Y aquí es donde, de manera más precisa, entra en juego la virtud modélica del Derecho de sociedades, que sirve, con sus detalladas normas sobre liquidación y extinción societarias, como valiosa guía para articular el correspondiente procedimiento más allá de sus fronteras. Jurisprudencia reciente, de la que me he hecho eco aquí, ha permitido, incluso, “revivir” a sociedades aparentemente extinguidas por la finalidad de evitar situaciones injustas, cuando la constatación de que existían elevados pasivos insatisfechos reclamaba una eficaz y firme respuesta jurídica.
Si la libertad es el eje del Derecho, como rezaba una clásica fórmula doctrinal, la justicia es su verdadera sustancia, su auténtica razón de ser.

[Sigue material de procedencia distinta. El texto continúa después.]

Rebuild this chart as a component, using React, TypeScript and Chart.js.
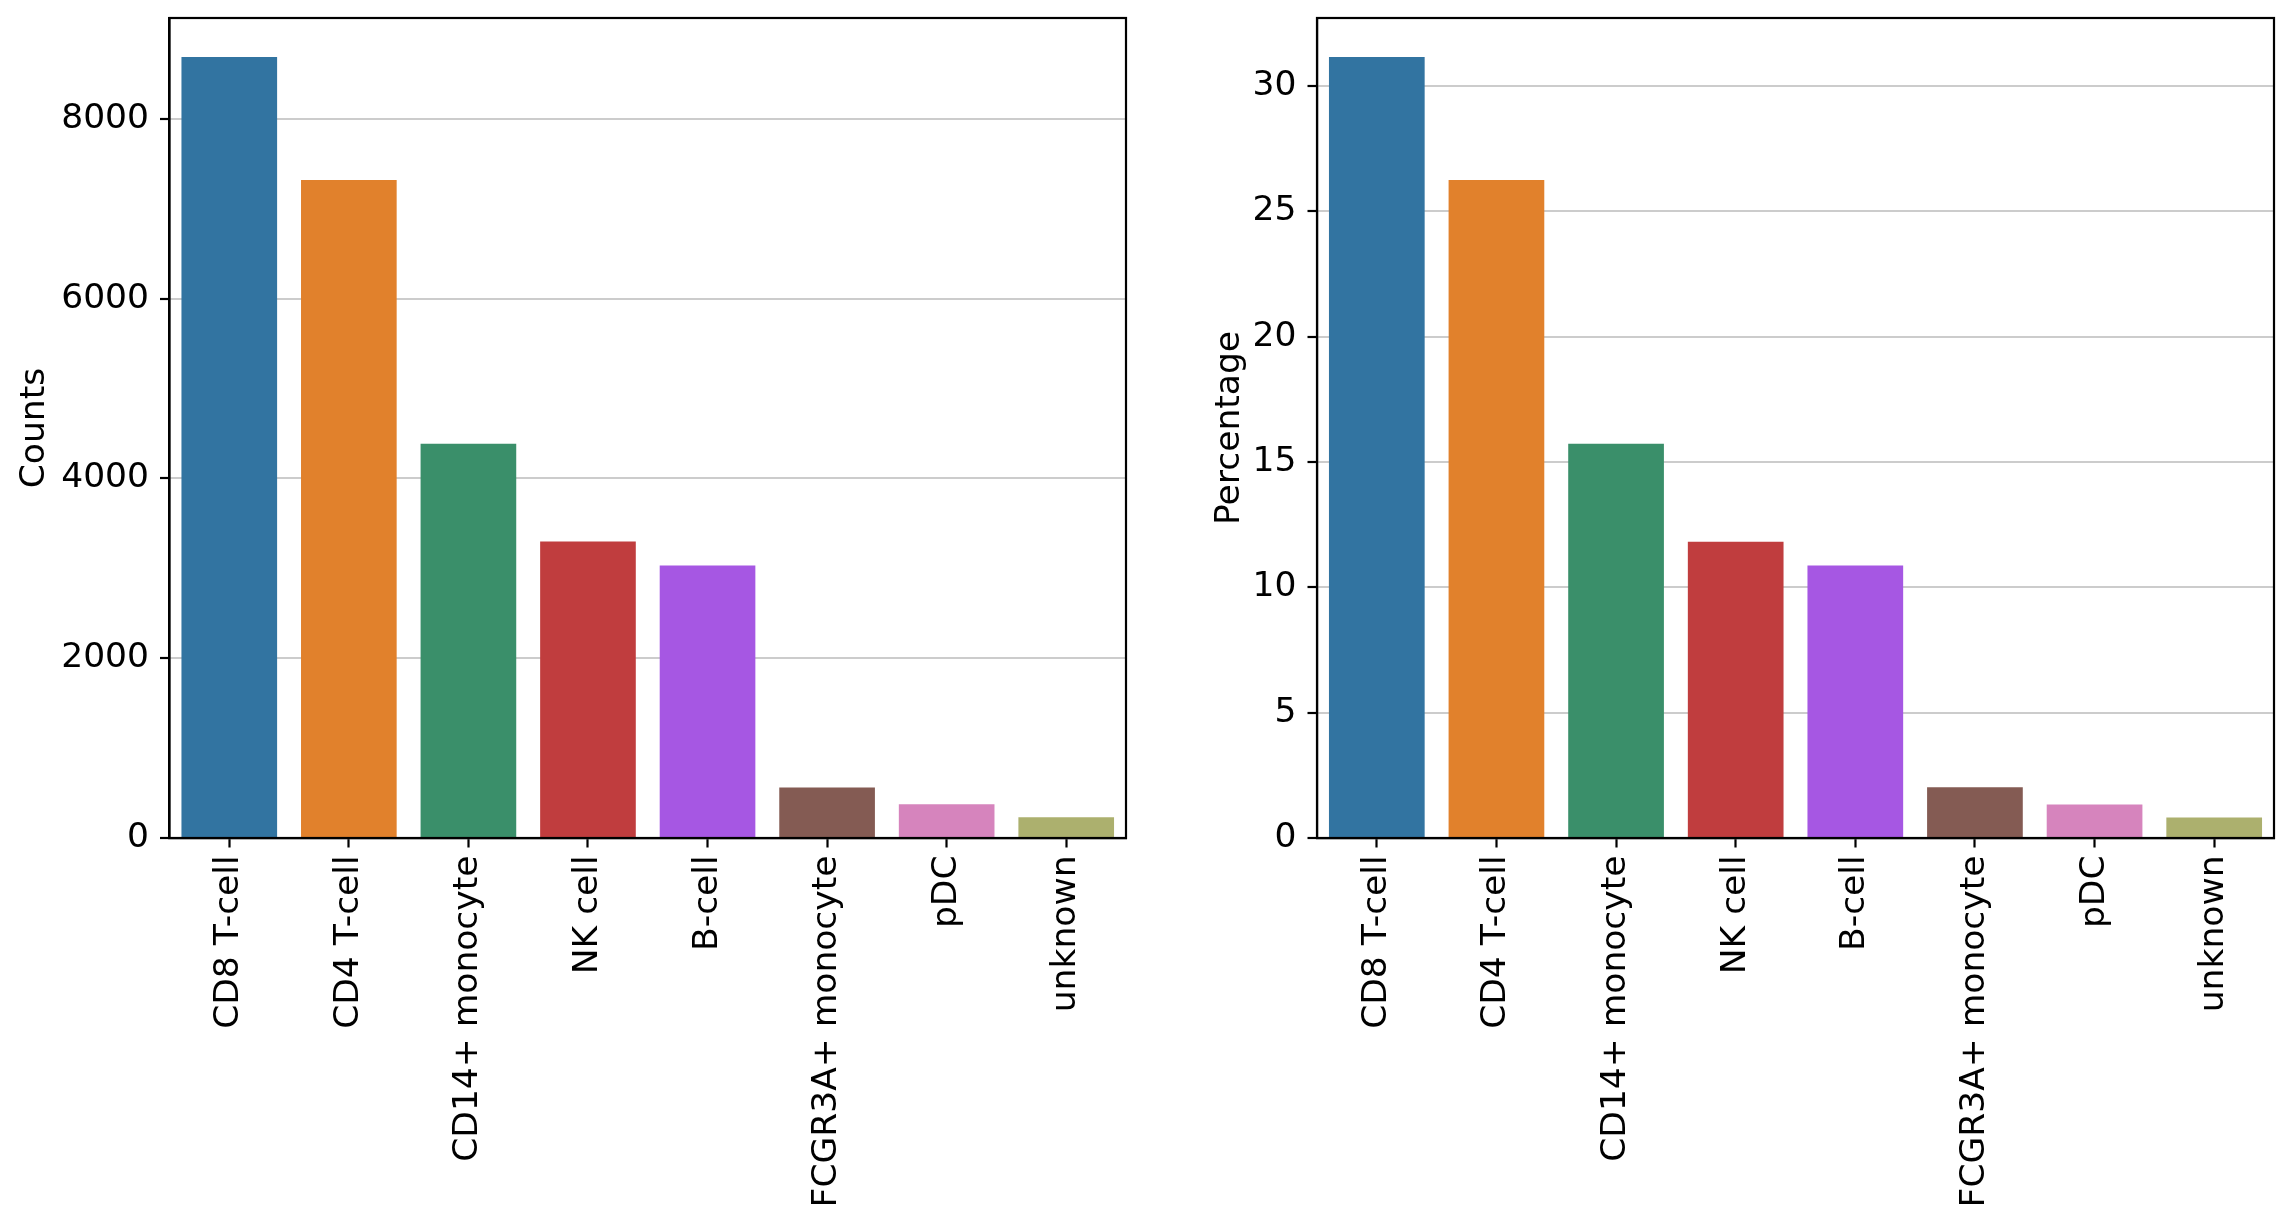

Se trata, por ello, siempre y en todos los casos, de conseguir la justicia, no para que perezca el mundo, sino con el fin de restaurar en lo posible la dignidad del ofendido, lograr la reparación del daño y asentar sólidamente la paz social. Con enunciados diversos, ha sido común oír en estos días, y seguramente se reiterará en el futuro, que ETA no debería haber existido y que los graves atentados a las víctimas no deberían haberse producido. Formulación tan bienintencionada –hay que suponerlo así, no obstante su naturaleza “contrafáctica”, al decir de Popper- resulta del todo ajena a la realidad de la vida como conjunto de hechos históricos, los cuales, con razón o sin ella, acontecen en el fluir cotidiano.
Siendo las cosas de este modo, la misión del Derecho, en todas sus ramas, con la moderada pero firme contribución del Derecho de sociedades, es restablecer el orden jurídico quebrantado, de manera que la falta de honestidad en el vivir de algunos o la causación por esos mismos sujetos de graves daños a terceros no impida dar a cada uno lo suyo. La vieja y siempre actual proposición de Ulpiano me permite concluir afirmando que el Derecho –todo él- puede hacer mucho para que la vida sea vividera con la dignidad que las personas merecen, sobre todo las que han sufrido directamente las inicuas consecuencias del terror y cuya debida reparación resulta hic et nunc un imperativo inexorable.